YouGov have released two sub-national polls today – one of London, one of young people. The London poll for the Evening Standard has topline figures of CON 32%, LAB 44%, LDEM 7%, UKIP 10%, GRN 5% (tabs. This is a twelve point Labour lead in the capital, rather than the eight point lead in the YouGov/London poll a week ago. When the previous poll came out I speculated on whether the three point swing from Con-to-Lab suggested a smaller swing to Labour in London than elsewhere in Britain, this poll with its five point swing from Con to Lab is bigger than that implied by national polls, cancelling the other one out. We probably need more London polls to have any confidence on whether the swing there is bigger, smaller, or just the same.
Secondly there is a YouGov poll of young people for the British Youth Council. Amongst under 25s it shows voting intentions of CON 22%, LAB 36%, LDEM 5%, UKIP 12%, GRN 19% (tabs). Note that Green score, in third place on 19% but close behind the Tories in second. Earlier on this week I saw some people getting overexcited about an under 25s crossbreak in a YouGov poll showing the Conservatives ahead – such things are really worth ignoring. The crossbreaks for young people in GB polls are normally around 150 at best, and once you take out don’t knows and won’t votes that often shrinks to 100 or so. That gives you a margin of error of at at least plus or minus 10%, so it is inevitable that given time you are going to get weird and wacky crossbreaks that look interesting and amazing, but are just normal sample variation. If you want to know how young people are voting ideally wait for bespoke poll of young people, properly weighted to their demographics. At the very least, aggregate up figures over a long period to get beyond the daily noise.
Finally, today we’ve had another step in the ongoing debates debate, with David Cameron saying he will only take part in one, seven-way debate, in March. Naturally it’s provoked lots of comment about how the public will react. I wrote about polling on debates and what difference it makes back in January, and my opinion is pretty much unchanged from then. It’s not a wholly Westminster bubble story – the polls back in January showed that people were noticing it to some degree, and even asked in a neutral way there was a clear perception that Cameron was trying to avoid them more than other leaders, so it was being picked up. Whether that changes anything is a completely different matter – ignore the forced “does this make Cameron look like a wimp?” sort of questions we’ll inevitably get.
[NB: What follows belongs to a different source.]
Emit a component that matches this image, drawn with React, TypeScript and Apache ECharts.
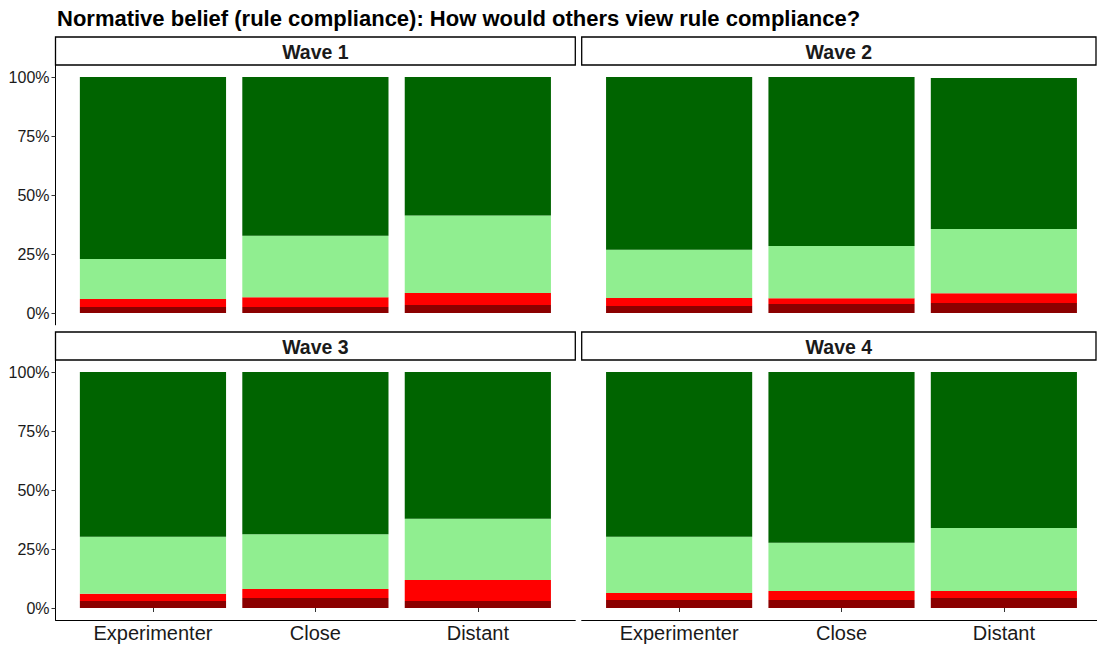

The things to judge it by are whether it makes a difference to voting intention, or to David Cameron’s own approval ratings, best PM ratings, ratings on being out of touch and so on. Personally I doubt it will (to answer my own question, I expect the public will react with mild indifference, as they do to most political stories. The overwhelming majority of things make no difference!) but the evidence at the weekend and in weeks to come will tell.